SOURCE: NORTHERN ADVOCATE

Ngāwhā’s ‘Silicon Valley’: World-First Indigenous AI Data Centre Revealed

By Peter de Graaf

The shroud of secrecy surrounding a high-stakes "black-ops" project at the Ngāwhā Innovation Park has finally been lifted, revealing a world-first technological breakthrough that could see Kaikohe become the global capital of high-powered, indigenous computing.

In a move that has stunned industry analysts, a joint venture between Northland powerhouses Northpower, Top Energy, and McKay, alongside Tupu Tonu (the Ngāpuhi Investment Fund), yesterday announced the successful pilot of a carbon-neutral, zero-water sovereign indigenous data centre.

The facility, which has been operating under strict 24-hour security, utilises a revolutionary "closed-loop pentane heat exchanger" cooling system. Adapted from the binary cycle technology used in the nearby geothermal power station, the system uses zero water—a critical feature designed to protect the Mid North’s water table during Northland’s increasingly frequent droughts.

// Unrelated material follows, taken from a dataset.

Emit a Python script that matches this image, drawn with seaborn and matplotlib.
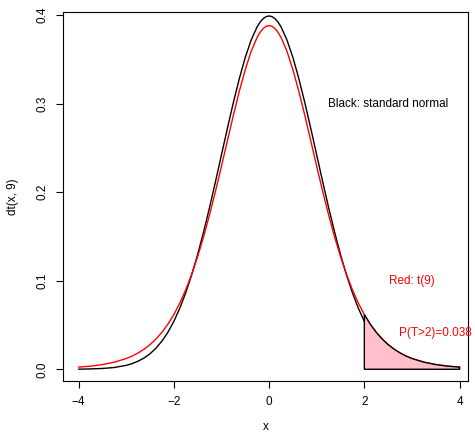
import matplotlib
matplotlib.use("Agg")
import matplotlib.pyplot as plt
import seaborn as sns
import pandas as pd

# x grid and density values
x_vals = [-4.0, -3.75, -3.5, -3.25, -3.0, -2.875, -2.75, -2.625, -2.5, -2.375, -2.25, -2.125,
          -2.0, -1.875, -1.75, -1.625, -1.5, -1.375, -1.25, -1.125, -1.0, -0.875, -0.75,
          -0.625, -0.5, -0.375, -0.25, -0.1875, -0.125, -0.0625, 0.0, 0.0625, 0.125, 0.1875,
          0.25, 0.375, 0.5, 0.625, 0.75, 0.875, 1.0, 1.125, 1.25, 1.375, 1.5, 1.625, 1.75,
          1.875, 2.0, 2.125, 2.25, 2.375, 2.5, 2.625, 2.75, 2.875, 3.0, 3.25, 3.5, 3.75, 4.0]
normal_vals = [0.0001, 0.0004, 0.0009, 0.0020, 0.0044, 0.0064, 0.0091, 0.0127, 0.0175, 0.0238,
               0.0317, 0.0417, 0.0540, 0.0688, 0.0863, 0.1065, 0.1295, 0.1550, 0.1826, 0.2119,
               0.2420, 0.2720, 0.3011, 0.3281, 0.3521, 0.3718, 0.3867, 0.3920, 0.3958, 0.3981,
               0.3989, 0.3981, 0.3958, 0.3920, 0.3867, 0.3718, 0.3521, 0.3281, 0.3011, 0.2720,
               0.2420, 0.2119, 0.1826, 0.1550, 0.1295, 0.1065, 0.0863, 0.0688, 0.0540, 0.0417,
               0.0317, 0.0238, 0.0175, 0.0127, 0.0091, 0.0064, 0.0044, 0.0020, 0.0009, 0.0004,
               0.0001]
t9_vals = [0.0024, 0.0035, 0.0053, 0.0080, 0.0121, 0.0149, 0.0184, 0.0226, 0.0278, 0.0341,
           0.0417, 0.0508, 0.0617, 0.0746, 0.0897, 0.1072, 0.1272, 0.1495, 0.1743, 0.2010,
           0.2291, 0.2580, 0.2866, 0.3138, 0.3383, 0.3591, 0.3748, 0.3805, 0.3846, 0.3872,
           0.3880, 0.3872, 0.3846, 0.3805, 0.3748, 0.3591, 0.3383, 0.3138, 0.2866, 0.2580,
           0.2291, 0.2010, 0.1743, 0.1495, 0.1272, 0.1072, 0.0897, 0.0746, 0.0617, 0.0508,
           0.0417, 0.0341, 0.0278, 0.0226, 0.0184, 0.0149, 0.0121, 0.0080, 0.0053, 0.0035,
           0.0024]
x_ticks = [-4, -2, 0, 2, 4]
x_tick_labels = ["\u22124", "\u22122", "0", "2", "4"]
y_ticks = [0.0, 0.1, 0.2, 0.3, 0.4]
y_tick_labels = ["0.0", "0.1", "0.2", "0.3", "0.4"]
tail_start = 2.0

df = pd.DataFrame({"x": x_vals, "normal": normal_vals, "t9": t9_vals})

sns.set_style("white")
plt.rcParams["font.family"] = ["Liberation Sans", "DejaVu Sans"]
plt.rcParams["font.size"] = 8.5
plt.rcParams["text.color"] = "black"
plt.rcParams["axes.labelcolor"] = "black"
plt.rcParams["xtick.color"] = "black"
plt.rcParams["ytick.color"] = "black"

fig = plt.figure(figsize=(4.75, 4.36), dpi=100)
ax = fig.add_axes([63.3 / 475, 55.3 / 436, 404.4 / 475, 368.4 / 436])

sns.lineplot(data=df, x="x", y="normal", color="black", linewidth=1.0, ax=ax)
sns.lineplot(data=df, x="x", y="t9", color="red", linewidth=1.0, ax=ax)

tail = df[df["x"] >= tail_start]
px = [tail_start] + list(tail["x"]) + [tail["x"].iloc[-1], tail_start]
py = [0.0] + list(tail["t9"]) + [0.0, 0.0]
ax.fill(px, py, facecolor="#FFC0CB", edgecolor="black", linewidth=1.0, zorder=3)

ax.text(2.5, 0.30, "Black: standard normal", ha="center", va="center", color="black", fontsize=8.5)
ax.text(3.0, 0.10, "Red: t(9)", ha="center", va="center", color="red", fontsize=8.5)
ax.text(3.5, 0.0413, "P(T>2)=0.038", ha="center", va="center", color="red", fontsize=8.5)

ax.set_xlim(-4.32, 4.17)
ax.set_ylim(-0.0129, 0.403)
ax.set_xticks(x_ticks)
ax.set_xticklabels(x_tick_labels)
ax.set_yticks(y_ticks)
ax.set_yticklabels(y_tick_labels, rotation=90, va="center")
ax.tick_params(axis="both", direction="out", length=5, width=0.8, color="black",
               labelcolor="black", labelsize=8.5, bottom=True, left=True)
ax.tick_params(axis="x", pad=6.0)
ax.tick_params(axis="y", pad=5.5)
for s in ax.spines.values():
    s.set_visible(True)
    s.set_color("black")
    s.set_linewidth(0.8)

ax.set_xlabel("x", fontsize=8.5, color="black")
ax.set_ylabel("dt(x, 9)", fontsize=8.5, color="black")
ax.xaxis.set_label_coords(0.5, -0.143)
ax.xaxis.label.set_va("bottom")
ax.yaxis.set_label_coords(-0.124, 0.5)
ax.yaxis.label.set_va("center")

fig.savefig("out.png", dpi=100)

A spokesperson for the venture confirmed that the technology is currently being patented in 155 countries to protect "significant undisclosed investment" in local research and development.

"When fully scaled, this will be the most energy-efficient data centre on the planet," says McKay Managing Director Lindsay Faithfull. "We aren't just piggybacking on global tech; we are leapfrogging it. We are using 100% renewable energy from the Ngāwhā steam fields to power the future of the North."

However, the hardware is only half the story. The facility will be the first in the world to run exclusively on "Sovereign Indigenous AI." Under strict protocols set by Tupu Tonu, the data centre’s digital architecture is built on Te Ao Māori principles.

In a move that has raised eyebrows in Silicon Valley, the venture has mandated that every software engineer employed at the site must be fluent in Te Reo Māori and have been educated through the Kura Kaupapa Māori system.

"This is about data sovereignty," a Tupu Tonu representative said. "For too long, AI has been trained on Western biases. Our AI is built on the ancestral wisdom of the Pacific, protected from what we call 'digital colonial destruction' through the Taitokerau Whare Wānanga."

The project’s success is a bittersweet victory for the partners, following a 2020 snub from the Provincial Growth Fund. "In those days, the Wellington pencil-pushers couldn't see the digital forest for the geothermal trees," says Shane Jones. "They were obsessed with bitumen and bridges, dismissing this tech taniwha as a 'high-risk play.' While hindsight is a marvelous tonic for the vision-impaired bureaucrat, it’s a pity they didn’t have the intestinal fortitude to back a winner when it was staring them in the face. They wanted shovels in the ground; we gave them servers in the steam."

"They missed the waka," Mr. Faithfull noted. He explained that the initial rejection forced the joint venture to double down on their own local resources and Ngāpuhi ingenuity rather than waiting for a Crown handout. "By the time the bureaucrats in the capital realised that data is the new gold, we had already moved the dirt and secured the intellectual property. It’s a shame the PGF couldn't see that a technician's keyboard creates just as much local value as a road-worker’s grader. We didn't just build a facility; we built a future-proofed economy for the Mid North that doesn't rely on a government chequebook."

The venture is already looking toward the horizon, with market research indicating that a new high-capacity submarine fibre-optic cable will need to be landed on the Northland coast to service the projected global demand for Māori-led AI computing.

While some industry experts have questioned the feasibility of a 100% Te Reo-speaking engineering team, the Ngāwhā team remains undeterred.

"They said we couldn't run a power station on steam and pentane 25 years ago," a Top Energy engineer said. "Now, we’re running the future of the internet on it."

Local residents are invited to a public briefing at the Innovation Park today, April 1, though visitors are warned that the pentane cooling arrays are highly sensitive to sudden movements.